[webkit-dev] Skipping Flakey Tests
dpranke at chromium.org
Tue Dec 22 17:52:09 PST 2009
On Tue, Dec 22, 2009 at 4:58 PM, Darin Adler <darin at apple.com> wrote:
> On Dec 22, 2009, at 4:27 PM, Dirk Pranke wrote:
>> In the completely generic case, I hope we are not checking in incorrect results.
> We do intentionally check in incorrect results, fairly often. For example, we’ve checked in whole test suites and then generated expected results without studying the tests to see which ones are successful and which are failures.
Interesting. I wasn't aware of that, and I guess I hadn't noticed it yet.
>> An alternative would be to move to the more general syntax (and hopefully, just move to the tool) that Chromium uses.
> I’m surprised that Chromium developed a separate tool. If instead the Chromium team had enhanced the WebKit project’s shared run-webkit-tests we’d be better off. How did we end up with two separate tools?!
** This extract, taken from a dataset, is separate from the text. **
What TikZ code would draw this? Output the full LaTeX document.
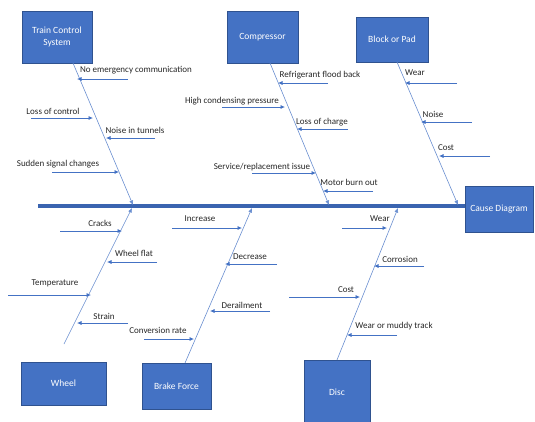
\documentclass[tikz,border=0pt]{standalone}
\usepackage{fontspec}
\setmainfont{Carlito}
\usetikzlibrary{arrows.meta}
\definecolor{boxblue}{HTML}{4472C4}
\definecolor{spineblue}{HTML}{3A64B0}
\definecolor{boxedge}{HTML}{2F528F}
\begin{document}
\begin{tikzpicture}[x=1pt,y=-1pt,
  catbox/.style={fill=boxblue,draw=boxedge,line width=0.6pt,text=white,font=\fontsize{9.5}{12}\selectfont,align=center,inner sep=0pt},
  lbl/.style={font=\fontsize{9}{10}\selectfont,inner sep=0pt,text=black!85},
  sub/.style={draw=boxblue,line width=0.7pt,-{Latex[length=4.5pt,width=4pt]}},
  bone/.style={draw=boxblue!80,line width=0.6pt,-{Latex[length=4.5pt,width=4pt]}},
  spine/.style={draw=spineblue,line width=3.5pt}]
\useasboundingbox (0,0) rectangle (535,421);
% category boxes
\node[catbox,minimum width=70pt,minimum height=52pt] (tcs) at (57,37) {Train Control\\System};
\node[catbox,minimum width=71pt,minimum height=52pt] (comp) at (262.5,37) {Compressor};
\node[catbox,minimum width=72pt,minimum height=45pt] (bp) at (392,39.5) {Block or Pad};
\node[catbox,minimum width=68pt,minimum height=46pt] (cause) at (499,209) {Cause Diagram};
\node[catbox,minimum width=85pt,minimum height=43pt] (wheel) at (63.5,383.5) {Wheel};
\node[catbox,minimum width=69pt,minimum height=46pt] (brake) at (176.5,386) {Brake Force};
\node[catbox,minimum width=66pt,minimum height=64pt] (disc) at (337,392) {Disc};
% spine
\coordinate (sp0) at (38,206);
\draw[spine] (sp0) -- (cause.west |- sp0);
% bone coordinates
\coordinate (tcA) at (73,63);   \coordinate (tcB) at (133,205);
\coordinate (coA) at (270,63);  \coordinate (coB) at (329,205);
\coordinate (bpA) at (397,62);  \coordinate (bpB) at (458,205);
\coordinate (whA) at (64,344);  \coordinate (whB) at (132,208);
\coordinate (brA) at (185,363); \coordinate (brB) at (252,208);
\coordinate (diA) at (337,360); \coordinate (diB) at (398,208);
\draw[bone] (tcA) -- (tcB);
\draw[bone] (coA) -- (coB);
\draw[bone] (bpA) -- (bpB);
\draw[bone] (whA) -- (whB);
\draw[bone] (brA) -- (brB);
\draw[bone] (diA) -- (diB);
% labels
\node[lbl] (t1) at (136,70) {No emergency communication};
\node[lbl] (t2) at (53,111) {Loss of control};
\node[lbl] (t3) at (135,130) {Noise in tunnels};
\node[lbl] (t4) at (58,164) {Sudden signal changes};
\node[lbl] (c1) at (320,75) {Refrigerant flood back};
\node[lbl] (c2) at (232,101) {High condensing pressure};
\node[lbl] (c3) at (322,122) {Loss of charge};
\node[lbl] (c4) at (262,167) {Service/replacement issue};
\node[lbl] (c5) at (349,182) {Motor burn out};
\node[lbl] (b1) at (415,73) {Wear};
\node[lbl] (b2) at (433,114) {Noise};
\node[lbl] (b3) at (446,148) {Cost};
\node[lbl] (w1) at (100,223) {Cracks};
\node[lbl] (w2) at (134,253) {Wheel flat};
\node[lbl] (w3) at (55,283) {Temperature};
\node[lbl] (w4) at (104,316) {Strain};
\node[lbl] (f1) at (200,219) {Increase};
\node[lbl] (f2) at (250,257) {Decrease};
\node[lbl] (f3) at (242,305) {Derailment};
\node[lbl] (f4) at (158,330) {Conversion rate};
\node[lbl] (d1) at (380,219) {Wear};
\node[lbl] (d2) at (400,259) {Corrosion};
\node[lbl] (d3) at (346,290) {Cost};
\node[lbl] (d4) at (394,326) {Wear or muddy track};
% sub-cause arrows
\foreach \n/\sx/\sy/\ex in {
  t1/128/79/77, t2/31/118/93, t3/155/138/106, t4/52/172/119,
  c1/328/83/278, c2/222/107/285, c3/348/129/297, c4/252/173/316, c5/373/191/323,
  b1/457/83/405, b2/472/122/421, b3/490/156/439,
  w1/60/231/122, w2/157/262/107, w3/8/295/91, w4/128/323/77,
  f1/172/228/242, f2/277/264/225, f3/270/311/210, f4/144/339/194,
  d1/342/228/387, d2/424/266/374, d3/289/297/360, d4/397/335/347}{
  \coordinate (\n s) at (\sx,\sy);
  \coordinate (\n e) at (\ex,\sy);
  \draw[sub] (\n s) -- (\n e);
}
\end{tikzpicture}
\end{document}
That I couldn't tell you, as the decision precedes me joining the
team; I'm sure someone else can chime in. I don't think anyone would
argue that one tool would be better than two, and Eric Seidel and I
have been working on a plan to merge the two feature sets so that we
do end up with only one tool; the major plusses to the Chromium tool
are that it has a more expressive syntax for tracking failures across
multiple platforms, and it can run tests in parallel across multiple
cores, so it tends to be 3x faster than the perl version (at least on
my 4-CPU MacPro). I do know the WebKit version supports a bunch of
switches and features that the Chromium tool doesn't, but they're
mostly switches I've never needed to use, I think, so I couldn't tell
you off the top of my head what they are.
>> Second, there's the question of whether or not you want to track what the "expected incorrect" results are, separate from what the "expected correct" results are. That way, you can detect when a test fails *differently* than it has been in the past.
> I do think we want to track this. It’s part of why the original system worked they way it did when I created it back in 2005.
Good to know. Being a fan of this feature myself, I would happily add it.
> Also, in some cases it may be difficult to generate “correct” results if the engine doesn’t yet have correct behavior at the time the test is being created.